Por supuesto, es legítimo defender que toda la escuela sea pública. Pero argumentar que la eliminación de los conciertos acabará con la segregación es tan poco realista como ingenuo. La segregación escolar no solo existe entre sectores público y privado, sino dentro de cada sector (aquí), y si bien existe una relación positiva entre niveles de privatización y segregación escolar (aquí), la segregación escolar está lejos de desaparecer en sistemas con elevada provisión pública, como Noruega (aquí) o incluso Finlandia (aquí).

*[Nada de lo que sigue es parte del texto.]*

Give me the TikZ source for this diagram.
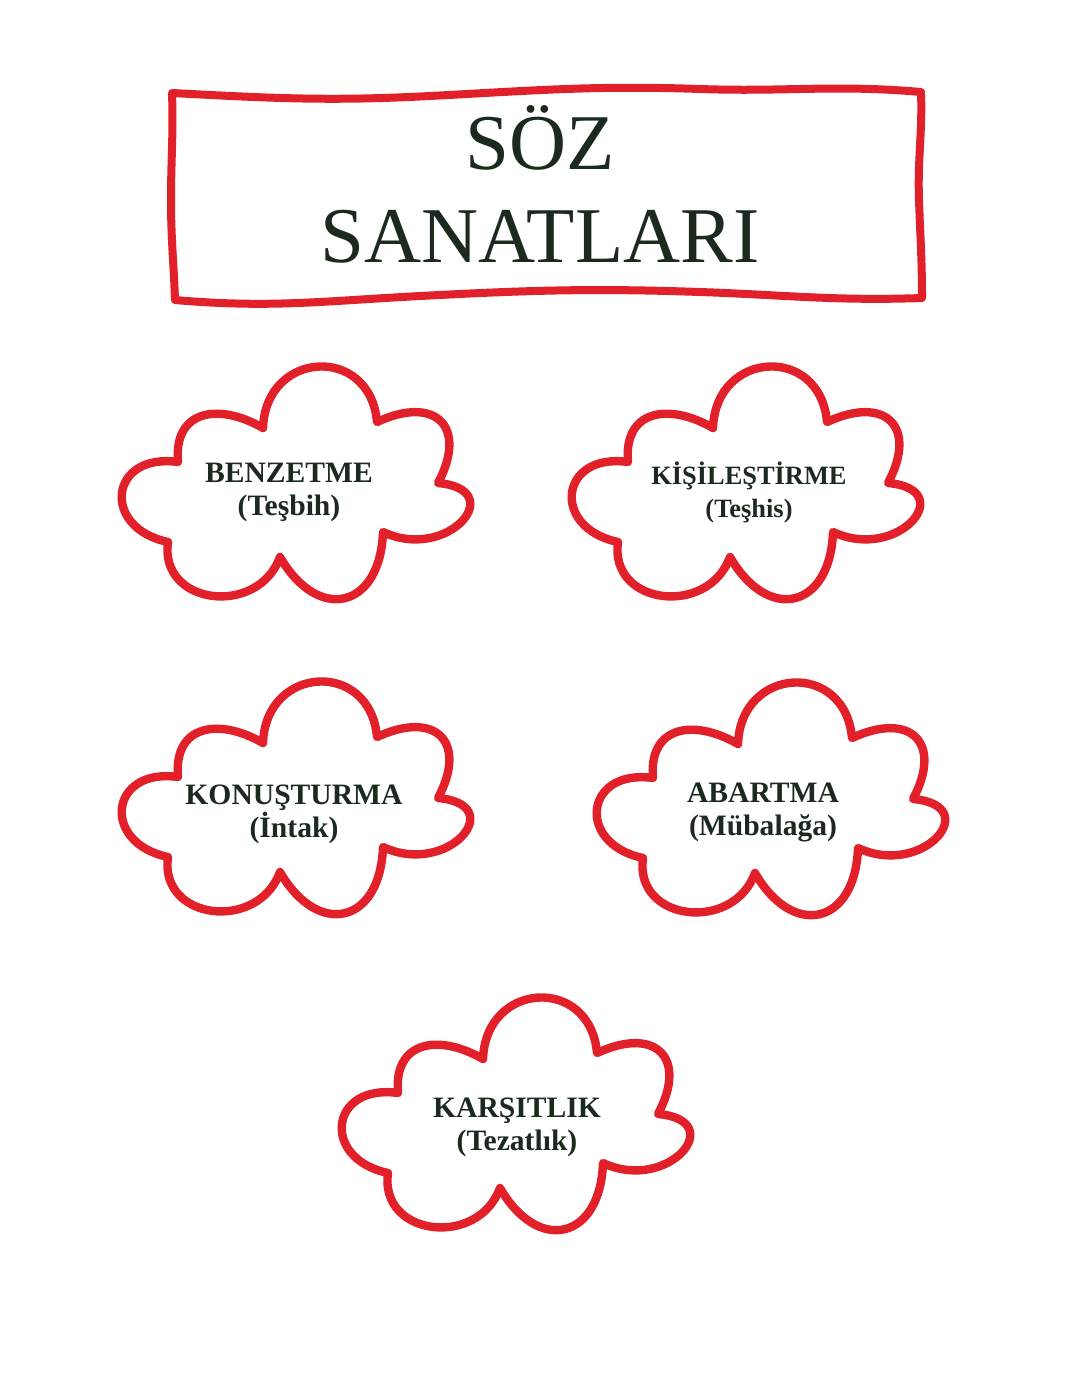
\documentclass[tikz,border=0pt]{standalone}
\usepackage{fontspec}
\setmainfont{Liberation Serif}
\usetikzlibrary{positioning}
\definecolor{cloudred}{HTML}{E2202A}
\definecolor{inkgreen}{HTML}{1C2A1D}

\tikzset{
  cloudline/.style={draw=cloudred,line width=4.2pt,line join=round,fill=white},
  boxline/.style={draw=cloudred,line width=4pt,line join=round},
  titletext/.style={text=inkgreen,align=center,
    font=\fontsize{39.5}{46.5}\selectfont},
  labeltext/.style={text=inkgreen,align=center,
    font=\bfseries\fontsize{14.8}{16.5}\selectfont},
  pics/cloud/.style={code={
    \draw[cloudline] (-117,21)
      to [out=172,in=168,looseness=2.2] (-127,-59)
      to [out=262,in=250,looseness=1.45] (-15,-74)
      to [out=300,in=268,looseness=1.85] (88,-49)
      to [out=335,in=355,looseness=2.5] (143,0)
      to [out=62,in=25,looseness=1.9] (82,61)
      to [out=95,in=88,looseness=1.75] (-32,55)
      to [out=150,in=95,looseness=1.45] (-117,21)
      -- cycle;
  }}
}

\begin{document}
\begin{tikzpicture}[x=0.5pt,y=0.5pt]
    \fill[white] (0,0) rectangle (1080,-1397);
    \useasboundingbox (0,0) rectangle (1080,-1397);

    % title box
    \draw[boxline] (172,-93)
      to [out=-3,in=183] (430,-96)
      to [out=3,in=178] (700,-89)
      to [out=-2,in=175] (921,-92)
      to [out=-88,in=92] (919,-200)
      to [out=-88,in=90] (922,-298)
      to [out=182,in=-2] (700,-292)
      to [out=178,in=3] (420,-296)
      to [out=183,in=-5] (175,-300)
      to [out=92,in=-90] (171,-200)
      to [out=90,in=-88] (172,-93)
      -- cycle;
    \node[titletext] (title) at (540,-184) {SÖZ\\SANATLARI};

    % clouds
    \pic at (295,-483) {cloud};
    \pic at (745,-483) {cloud};
    \pic at (295,-798) {cloud};
    \pic at (770,-799) {cloud};
    \pic at (515,-1114) {cloud};

    \node[labeltext] (benzetme) at (289,-492) {BENZETME\\(Teşbih)};
    \node[labeltext,font=\bfseries\fontsize{13.2}{16.5}\selectfont]
      (kisilestirme) at (749,-492) {KİŞİLEŞTİRME\\(Teşhis)};
    \node[labeltext] (konusturma) at (294,-814) {KONUŞTURMA\\(İntak)};
    \node[labeltext] (abartma) at (763,-812) {ABARTMA\\(Mübalağa)};
    \node[labeltext] (karsitlik) at (517,-1127) {KARŞITLIK\\(Tezatlık)};
\end{tikzpicture}
\end{document}
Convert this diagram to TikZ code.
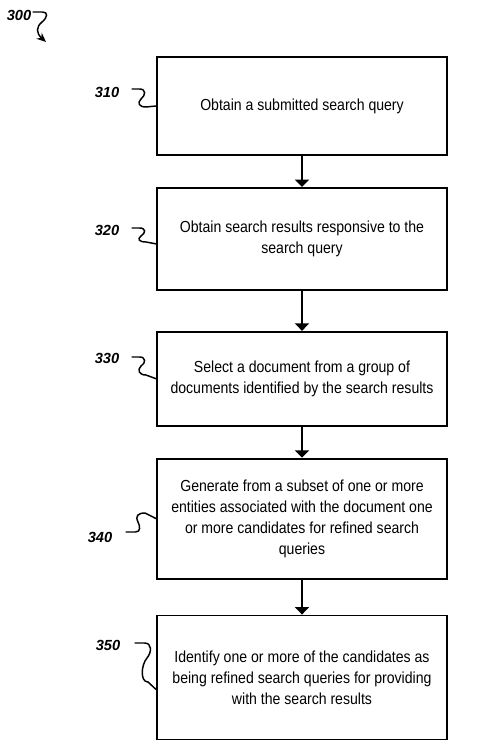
\documentclass[tikz,border=0pt]{standalone}
\usepackage{fontspec}
\setmainfont{Liberation Sans}[FakeStretch=0.88]
\newfontfamily\lblfont{Liberation Sans}
\usetikzlibrary{positioning,arrows.meta}

\begin{document}
\begin{tikzpicture}[x=0.75pt,y=-0.75pt,
  box/.style={draw,line width=1.4pt,minimum width=217.5pt,align=center,font=\fontsize{12}{15.75}\selectfont},
  lbl/.style={inner sep=0pt,font=\lblfont\bfseries\itshape\fontsize{11}{13}\selectfont},
  lead/.style={line width=1.1pt},
  flow/.style={line width=1.4pt,-{Triangle[width=10.5pt,length=5.5pt]}}]
  \useasboundingbox (0,0) rectangle (478,750);

  \node[box,minimum height=73.5pt] (b1) at (302,106) {Obtain a submitted search query};
  \node[box,minimum height=76.5pt] (b2) [below=23.25pt of b1] {Obtain search results responsive to the\\search query};
  \node[box,minimum height=70.5pt] (b3) [below=30pt of b2] {Select a document from a group of\\documents identified by the search results};
  \node[box,minimum height=90pt]   (b4) [below=23.25pt of b3] {Generate from a subset of one or more\\entities associated with the document one\\or more candidates for refined search\\queries};
  \node[box,minimum height=93pt]   (b5) [below=26.25pt of b4] {Identify one or more of the candidates as\\being refined search queries for providing\\with the search results};

  \node[lbl] (l300) at (19,15)  {300};
  \node[lbl] (l310) at (107,92) {310};
  \node[lbl] (l320) at (107,230) {320};
  \node[lbl] (l330) at (107,358) {330};
  \node[lbl] (l340) at (100,537) {340};
  \node[lbl] (l350) at (108,645) {350};
  \coordinate (a300) at (46,42);

  \path[flow] (b1) edge (b2)
              (b2) edge (b3)
              (b3) edge (b4)
              (b4) edge (b5);

  \draw[lead,-{Stealth[length=7pt,width=6pt]}] (l300.east) ++(1,-3) -- ++(10,0) .. controls (48,12) and (48,17) .. (42,22) .. controls (36,27) and (36,33) .. (a300);
  \draw[lead] (l310.east) ++(12,-3) -- ++(8,0) .. controls (146,89) and (146,95) .. (141,99) .. controls (137,103) and (139,107) .. (146,107) -- (b1.west);
  \draw[lead] (l320.east) ++(12,-2) -- ++(8,0) .. controls (146,228) and (146,233) .. (141,236) .. controls (137,239) and (139,242) .. (146,242) -- ([yshift=-3.75pt]b2.west);
  \draw[lead] (l330.east) ++(12,-1) -- ++(8,0) .. controls (146,357) and (146,363) .. (141,366) .. controls (137,370) and (139,375) .. (146,375) -- (b3.west);
  \draw[lead] (l340.east) ++(13,-5) -- ++(10,0) .. controls (141,532) and (140,526) .. (138,522) .. controls (135,516) and (138,513) .. (145,513) -- (b4.west);
  \draw[lead] (l350.east) ++(14,-2) -- ++(10,0) .. controls (152,643) and (152,652) .. (147,658) .. controls (141,665) and (140,682) .. (148,682) -- ([yshift=-9pt]b5.west);
\end{tikzpicture}
\end{document}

Negacionistas y simplistas son portadores de recetas mágicas, pero lo cierto es que los problemas complejos, y la cuestión de la segregación es uno de ellos, no tienen soluciones fáciles. La problemática de la segregación escolar tiene expresiones locales diversas y requiere estrategias que tengan en cuenta las causas que la generan en cada territorio. Sin embargo, la particularidad local no exime a los poderes públicos de articular medidas a escala nacional y de Comunidad Autónoma que den cobertura regulativa y financiera a las políticas educativas, urbanas y sociales a escala local. Nada de ello sucederá si dominan las posiciones que niegan la mayor o excluyen a alguna de las partes del proceso. El negacionismo o el maximalismo conducen al inmovilismo por su poca factibilidad política. Aunque puede que no se pretenda otra cosa que mantener el statu quo.